Nouakchott
L’Association Mauritanienne des Droits de l’Homme (AMDH) exprime sa profonde indignation et condamne avec la plus grande fermeté les rafles massives et les arrestations arbitraires menées ces derniers jours par les autorités mauritaniennes contre les migrants. Ces actions, exécutées avec brutalité et mépris des droits fondamentaux, constituent une violation grave de la dignité humaine et des engagements internationaux et régionaux pris par notre pays.
Nous rappelons que la Mauritanie a signé plusieurs accords bilatéraux avec la Côte d’Ivoire, le Mali et le Sénégal, garantissant un cadre légal pour la circulation et le séjour des ressortissants de ces pays.
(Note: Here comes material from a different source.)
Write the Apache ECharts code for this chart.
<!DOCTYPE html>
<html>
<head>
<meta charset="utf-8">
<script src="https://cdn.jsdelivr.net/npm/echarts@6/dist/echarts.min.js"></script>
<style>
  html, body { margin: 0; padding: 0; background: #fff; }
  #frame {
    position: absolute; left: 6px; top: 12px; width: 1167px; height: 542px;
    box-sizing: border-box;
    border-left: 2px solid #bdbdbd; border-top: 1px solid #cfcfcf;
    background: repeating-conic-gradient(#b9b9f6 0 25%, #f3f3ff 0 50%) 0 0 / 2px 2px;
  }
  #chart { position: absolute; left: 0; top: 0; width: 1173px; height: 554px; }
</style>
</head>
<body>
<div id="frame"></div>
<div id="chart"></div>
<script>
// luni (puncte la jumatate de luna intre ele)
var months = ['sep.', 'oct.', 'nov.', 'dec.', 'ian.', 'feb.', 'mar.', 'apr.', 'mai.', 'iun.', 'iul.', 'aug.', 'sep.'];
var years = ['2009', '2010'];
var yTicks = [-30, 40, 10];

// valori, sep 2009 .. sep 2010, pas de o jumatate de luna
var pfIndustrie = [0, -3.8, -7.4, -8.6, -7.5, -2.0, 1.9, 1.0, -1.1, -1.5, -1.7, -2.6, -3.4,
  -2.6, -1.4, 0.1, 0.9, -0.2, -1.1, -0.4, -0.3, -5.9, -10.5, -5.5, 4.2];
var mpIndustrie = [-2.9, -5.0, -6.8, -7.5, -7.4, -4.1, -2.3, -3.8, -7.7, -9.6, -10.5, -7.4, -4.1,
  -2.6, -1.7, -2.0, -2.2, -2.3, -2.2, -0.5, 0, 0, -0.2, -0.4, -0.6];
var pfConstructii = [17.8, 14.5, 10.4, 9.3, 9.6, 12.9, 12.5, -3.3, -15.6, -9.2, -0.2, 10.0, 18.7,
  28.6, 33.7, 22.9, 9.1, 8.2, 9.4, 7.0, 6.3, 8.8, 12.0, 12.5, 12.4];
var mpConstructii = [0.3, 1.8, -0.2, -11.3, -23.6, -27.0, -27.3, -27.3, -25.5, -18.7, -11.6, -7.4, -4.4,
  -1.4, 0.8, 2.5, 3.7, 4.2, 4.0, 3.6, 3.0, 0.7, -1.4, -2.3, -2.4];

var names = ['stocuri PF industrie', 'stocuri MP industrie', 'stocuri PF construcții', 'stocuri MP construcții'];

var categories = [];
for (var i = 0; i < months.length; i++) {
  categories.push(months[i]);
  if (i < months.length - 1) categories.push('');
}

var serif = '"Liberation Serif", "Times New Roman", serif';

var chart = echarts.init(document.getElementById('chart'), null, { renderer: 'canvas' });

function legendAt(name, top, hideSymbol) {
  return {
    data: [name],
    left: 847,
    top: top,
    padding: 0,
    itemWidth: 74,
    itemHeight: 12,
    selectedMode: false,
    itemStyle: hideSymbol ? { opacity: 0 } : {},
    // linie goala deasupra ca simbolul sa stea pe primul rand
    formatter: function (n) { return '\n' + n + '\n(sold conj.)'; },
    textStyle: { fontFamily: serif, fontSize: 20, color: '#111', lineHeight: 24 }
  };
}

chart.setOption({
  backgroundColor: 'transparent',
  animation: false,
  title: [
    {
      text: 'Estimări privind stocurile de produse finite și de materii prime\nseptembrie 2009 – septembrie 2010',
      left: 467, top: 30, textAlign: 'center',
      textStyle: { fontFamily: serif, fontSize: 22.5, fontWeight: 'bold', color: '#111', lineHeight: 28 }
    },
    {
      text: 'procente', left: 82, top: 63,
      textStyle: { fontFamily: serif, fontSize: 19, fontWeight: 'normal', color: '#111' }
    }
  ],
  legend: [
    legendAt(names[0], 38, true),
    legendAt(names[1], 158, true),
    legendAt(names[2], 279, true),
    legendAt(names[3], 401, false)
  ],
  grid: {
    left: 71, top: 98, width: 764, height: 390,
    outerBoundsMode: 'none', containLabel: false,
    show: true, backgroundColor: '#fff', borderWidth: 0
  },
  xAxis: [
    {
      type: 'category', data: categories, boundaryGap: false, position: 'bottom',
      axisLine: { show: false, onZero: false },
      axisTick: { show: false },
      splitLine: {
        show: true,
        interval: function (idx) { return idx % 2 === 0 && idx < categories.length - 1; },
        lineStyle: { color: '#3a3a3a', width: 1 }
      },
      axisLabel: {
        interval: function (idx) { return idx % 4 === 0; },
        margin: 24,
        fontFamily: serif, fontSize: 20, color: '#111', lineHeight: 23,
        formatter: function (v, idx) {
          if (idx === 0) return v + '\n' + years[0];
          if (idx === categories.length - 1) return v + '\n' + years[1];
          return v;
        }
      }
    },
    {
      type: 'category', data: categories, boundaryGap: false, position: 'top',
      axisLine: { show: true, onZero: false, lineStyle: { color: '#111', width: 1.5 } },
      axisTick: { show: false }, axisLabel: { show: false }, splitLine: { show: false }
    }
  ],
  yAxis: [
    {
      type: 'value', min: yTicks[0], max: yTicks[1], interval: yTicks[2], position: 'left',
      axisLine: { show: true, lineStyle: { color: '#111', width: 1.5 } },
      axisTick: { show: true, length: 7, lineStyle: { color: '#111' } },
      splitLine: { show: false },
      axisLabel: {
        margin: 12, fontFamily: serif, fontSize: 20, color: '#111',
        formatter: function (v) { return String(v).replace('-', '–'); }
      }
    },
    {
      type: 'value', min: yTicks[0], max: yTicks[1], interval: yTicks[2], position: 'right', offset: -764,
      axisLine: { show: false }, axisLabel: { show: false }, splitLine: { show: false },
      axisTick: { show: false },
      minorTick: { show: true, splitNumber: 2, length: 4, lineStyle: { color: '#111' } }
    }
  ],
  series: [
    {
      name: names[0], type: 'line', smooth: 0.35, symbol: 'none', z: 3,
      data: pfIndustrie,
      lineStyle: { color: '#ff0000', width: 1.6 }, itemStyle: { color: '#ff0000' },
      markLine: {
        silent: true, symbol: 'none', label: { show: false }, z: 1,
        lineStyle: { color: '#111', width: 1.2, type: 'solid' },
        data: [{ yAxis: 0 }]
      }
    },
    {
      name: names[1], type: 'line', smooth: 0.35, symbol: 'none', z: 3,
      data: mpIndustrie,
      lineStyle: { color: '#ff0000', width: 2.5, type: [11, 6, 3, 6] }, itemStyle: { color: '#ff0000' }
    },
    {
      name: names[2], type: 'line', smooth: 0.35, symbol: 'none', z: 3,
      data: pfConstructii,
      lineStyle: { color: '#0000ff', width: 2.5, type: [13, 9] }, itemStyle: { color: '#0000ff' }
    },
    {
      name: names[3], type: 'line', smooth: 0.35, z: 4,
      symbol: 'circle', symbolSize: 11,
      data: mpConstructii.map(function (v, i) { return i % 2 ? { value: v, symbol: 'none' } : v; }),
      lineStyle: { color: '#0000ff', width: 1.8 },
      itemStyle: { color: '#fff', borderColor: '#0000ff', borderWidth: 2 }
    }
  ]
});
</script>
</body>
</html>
Ces engagements doivent être respectés et appliqués dans un esprit de fraternité et d’humanité.
En outre, la Mauritanie est État partie à plusieurs instruments régionaux et internationaux protégeant les droits des migrants et des populations vulnérables :
- La Charte africaine des droits de l’Homme et des Peuples, qui engage les États africains à garantir le respect des droits fondamentaux de toutes les personnes présentes sur leur territoire, y compris les migrants.
- Le Protocole de Maputo, qui impose une protection particulière aux femmes et aux enfants, souvent les premières victimes des politiques migratoires répressives.
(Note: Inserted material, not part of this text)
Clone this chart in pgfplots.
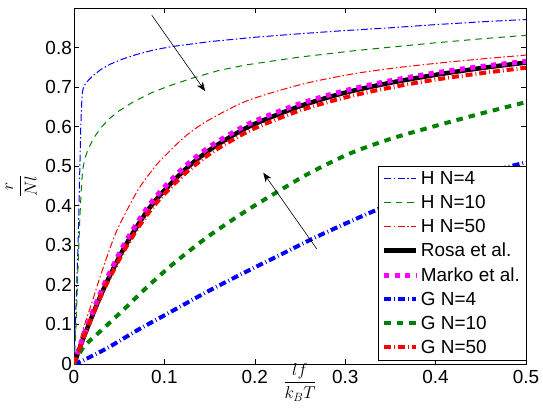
\documentclass[border=0pt]{standalone}
\usepackage{fontspec}
\setmainfont{Liberation Sans}
\usepackage{pgfplots}
\pgfplotsset{compat=1.18}
\usetikzlibrary{arrows.meta}

\definecolor{mblue}{rgb}{0,0,1}
\definecolor{mgreen}{rgb}{0,0.5,0}
\definecolor{mred}{rgb}{1,0,0}
\definecolor{mmag}{rgb}{1,0,1}

\pgfplotsset{
  legend image code/.code={\draw[#1] (0bp,0bp) -- (32bp,0bp);},
}

\begin{document}
\begin{tikzpicture}
\begin{axis}[
  scale only axis,
  width=452bp, height=356bp,
  xmin=0, xmax=0.5, ymin=0, ymax=0.9,
  xtick={0,0.1,0.2,0.3,0.4,0.5},
  ytick={0,0.1,0.2,0.3,0.4,0.5,0.6,0.7,0.8},
  tick align=inside, tick pos=both,
  major tick length=5bp,
  axis line style={line width=0.8bp},
  every tick/.style={black, line width=0.6bp},
  /pgf/number format/assume math mode=true,
  /pgf/number format/fixed,
  ticklabel style={font=\fontsize{19}{21}\selectfont},
  xticklabel style={inner sep=0pt, yshift=-6bp},
  yticklabel style={inner sep=0pt, xshift=-2bp},
  xlabel={$\displaystyle\frac{lf}{k_BT}$},
  ylabel={$\displaystyle\frac{r}{Nl}$},
  label style={font=\fontsize{18}{20}\selectfont},
  xlabel style={at={(axis description cs:0.5,0)}, anchor=north, inner sep=0pt, yshift=1bp},
  ylabel style={at={(axis description cs:-0.117,0.5)}, anchor=center, inner sep=0pt},
  legend style={at={(rel axis cs:1,0)}, anchor=south east, yshift=4bp,
    draw, fill=white,
    font=\fontsize{19}{21}\selectfont,
    inner xsep=4bp, inner ysep=3bp, row sep=5.3bp},
  legend cell align=left,
  every legend entry/.append style={inner sep=1bp, text height=13bp, text depth=4bp},
]

% H model, N = 4
\addplot[draw=mblue, line width=1bp, dash pattern=on 7bp off 2.5bp on 1.5bp off 2.5bp] coordinates {
 (0,0) (0.0015,0.1) (0.003,0.2) (0.0045,0.3) (0.0055,0.4) (0.0065,0.5) (0.0075,0.6)
 (0.0085,0.66) (0.0095,0.69) (0.011,0.703) (0.015,0.715) (0.02,0.727) (0.03,0.745)
 (0.04,0.758) (0.055,0.772) (0.07,0.783) (0.09,0.795) (0.11,0.803) (0.15,0.815)
 (0.2,0.826) (0.25,0.835) (0.3,0.843) (0.35,0.85) (0.4,0.858) (0.45,0.865) (0.5,0.871)};

% H model, N = 10
\addplot[draw=mgreen, line width=1bp, dash pattern=on 6.5bp off 5bp] coordinates {
 (0,0) (0.002,0.08) (0.0035,0.18) (0.005,0.28) (0.0065,0.37) (0.008,0.44) (0.0095,0.49)
 (0.012,0.52) (0.016,0.545) (0.022,0.572) (0.03,0.598) (0.04,0.622) (0.05,0.64)
 (0.065,0.662) (0.085,0.685) (0.105,0.703) (0.13,0.722) (0.16,0.742) (0.19,0.756)
 (0.25,0.776) (0.31,0.792) (0.35,0.801) (0.4,0.812) (0.45,0.822) (0.5,0.831)};

% H model, N = 50
\addplot[draw=mred, line width=1bp, smooth, tension=0.5, dash pattern=on 7bp off 2.5bp on 1.5bp off 2.5bp] coordinates {
 (0,0) (0.004,0.035) (0.009,0.08) (0.02,0.157) (0.031,0.235) (0.046,0.33) (0.06,0.395)
 (0.073,0.448) (0.09,0.5) (0.1,0.525) (0.117,0.563) (0.13,0.588) (0.15,0.618)
 (0.191,0.665) (0.25,0.706) (0.305,0.732) (0.35,0.747) (0.4,0.76) (0.45,0.771) (0.5,0.781)};

% Rosa et al.
\addplot[draw=black, line width=4.5bp, smooth, tension=0.5] coordinates {
 (0,0) (0.005,0.032) (0.01,0.063) (0.016,0.098) (0.025,0.149) (0.034,0.196) (0.045,0.248)
 (0.056,0.296) (0.07,0.349) (0.084,0.396) (0.1,0.439) (0.125,0.496) (0.15,0.541)
 (0.175,0.577) (0.2,0.607) (0.25,0.652) (0.3,0.686) (0.35,0.711) (0.4,0.731)
 (0.45,0.748) (0.5,0.762)};

% Marko et al.
\addplot[draw=mmag, line width=5bp, smooth, tension=0.5, dash pattern=on 5bp off 5.5bp] coordinates {
 (0,0) (0.005,0.035) (0.01,0.068) (0.016,0.104) (0.025,0.156) (0.034,0.204) (0.045,0.256)
 (0.056,0.304) (0.07,0.357) (0.084,0.404) (0.1,0.447) (0.125,0.504) (0.15,0.549)
 (0.175,0.584) (0.2,0.614) (0.25,0.658) (0.3,0.691) (0.35,0.716) (0.4,0.736)
 (0.45,0.752) (0.5,0.765)};

% G model, N = 4
\addplot[draw=mblue, line width=4bp, smooth, tension=0.5, dash pattern=on 7bp off 3bp on 0.8bp off 3bp] coordinates {
 (0,0) (0.01,0.009) (0.035,0.038) (0.05,0.058) (0.072,0.088) (0.1,0.123) (0.119,0.147)
 (0.15,0.186) (0.191,0.234) (0.23,0.278) (0.265,0.318) (0.313,0.368) (0.35,0.404)
 (0.4,0.446) (0.45,0.48) (0.5,0.51)};

% G model, N = 10
\addplot[draw=mgreen, line width=4bp, smooth, tension=0.5, dash pattern=on 6.5bp off 6bp] coordinates {
 (0,0) (0.005,0.022) (0.0125,0.048) (0.035,0.095) (0.057,0.142) (0.075,0.182) (0.097,0.228)
 (0.116,0.265) (0.15,0.325) (0.191,0.388) (0.23,0.442) (0.26,0.482) (0.305,0.532)
 (0.35,0.569) (0.4,0.602) (0.45,0.633) (0.5,0.662)};

% G model, N = 50
\addplot[draw=mred, line width=4bp, smooth, tension=0.5, dash pattern=on 7bp off 3bp on 0.8bp off 3bp] coordinates {
 (0,0) (0.005,0.032) (0.01,0.063) (0.016,0.097) (0.025,0.146) (0.034,0.193) (0.045,0.242)
 (0.056,0.289) (0.07,0.341) (0.084,0.387) (0.1,0.43) (0.125,0.486) (0.15,0.531)
 (0.175,0.566) (0.2,0.596) (0.25,0.641) (0.3,0.674) (0.35,0.699) (0.4,0.719)
 (0.45,0.735) (0.5,0.749)};

\legend{H N=4, H N=10, H N=50, Rosa et al., Marko et al., G N=4, G N=10, G N=50}

% trend arrows
\draw[black, line width=0.6bp, -{Stealth[length=9bp, width=7bp, inset=2.5bp]}]
  (axis cs:0.086,0.882) -- (axis cs:0.145,0.69);
\draw[black, line width=0.6bp, -{Stealth[length=9bp, width=7bp, inset=2.5bp]}]
  (axis cs:0.2685,0.291) -- (axis cs:0.2094,0.4835);
\end{axis}
\pgfresetboundingbox
\path ([shift={(-74bp,-47bp)}]current axis.south west) rectangle ([shift={(17bp,8bp)}]current axis.north east);
\end{tikzpicture}
\end{document}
- Le Protocole sur la libre circulation des personnes et le droit de résidence et d’établissement de l’Union Africaine, qui vise à garantir aux citoyens africains la liberté de mouvement sur le continent.
- La Convention internationale sur la protection des droits de tous les travailleurs migrants et des membres de leur famille, adoptée par l’ONU en 1990, qui impose aux États de garantir aux migrants le respect de leurs droits fondamentaux, indépendamment de leur statut administratif.
Nous dénonçons également la responsabilité de l’Union européenne et des pays ayant signé des accords avec la Mauritanie pour la lutte contre l’immigration dite "clandestine". Ces accords encouragent indirectement des pratiques répressives et inhumaines sur notre territoire, en transformant la Mauritanie en un rempart contre les flux migratoires. En externalisant la gestion des migrations, ces États portent une part de responsabilité dans les violations des droits humains commises en Mauritanie.
Le traitement inhumain infligé aux migrants en cette période du Ramadan est une offense aux valeurs de solidarité, de respect et de dignité qui fondent notre société et qui sont consacrées par la Constitution mauritanienne. Nous ne pouvons accepter que des hommes, des femmes et des enfants soient arrêtés, maltraités et expulsés sans aucun respect de leurs droits.
Face à cette situation alarmante, l’AMDH exige :
1. L’arrêt immédiat des rafles et expulsions arbitraires.
2. Le respect des accords bilatéraux signés avec la Côte d’Ivoire, le Mali et le Sénégal, garantissant un traitement digne des migrants.
3. L’application stricte de la Charte africaine des droits de l’Homme et des Peuples, du Protocole de Maputo et des autres instruments africains garantissant la protection des migrants et des populations vulnérables.
4. Une mise en conformité avec la Constitution mauritanienne et les principes fondamentaux des droits humains.
5. Un dialogue immédiat avec les États concernés pour une approche plus respectueuse des droits des migrants.
6. Une prise de responsabilité de l’Union européenne et des pays ayant signé des accords migratoires avec la Mauritanie, afin qu’ils cessent d’encourager indirectement ces pratiques répressives.
Nous appelons également la Commission Nationale des Droits de l’Homme (CNDH), le Commissariat aux Droits de l’Homme, ainsi que tous les mécanismes nationaux ayant mandat d’agir, à intervenir immédiatement pour faire respecter le droit et protéger les migrants contre ces abus.
Nous exhortons toutes les forces vives du pays, les défenseurs des droits humains et les citoyens mauritaniens à se mobiliser afin d’exiger des autorités mauritaniennes une mise en conformité immédiate avec leurs obligations nationales et régionales.
La Mauritanie ne peut pas, au nom d’accords sécuritaires, sacrifier des vies humaines et bafouer les principes fondamentaux de justice et de dignité.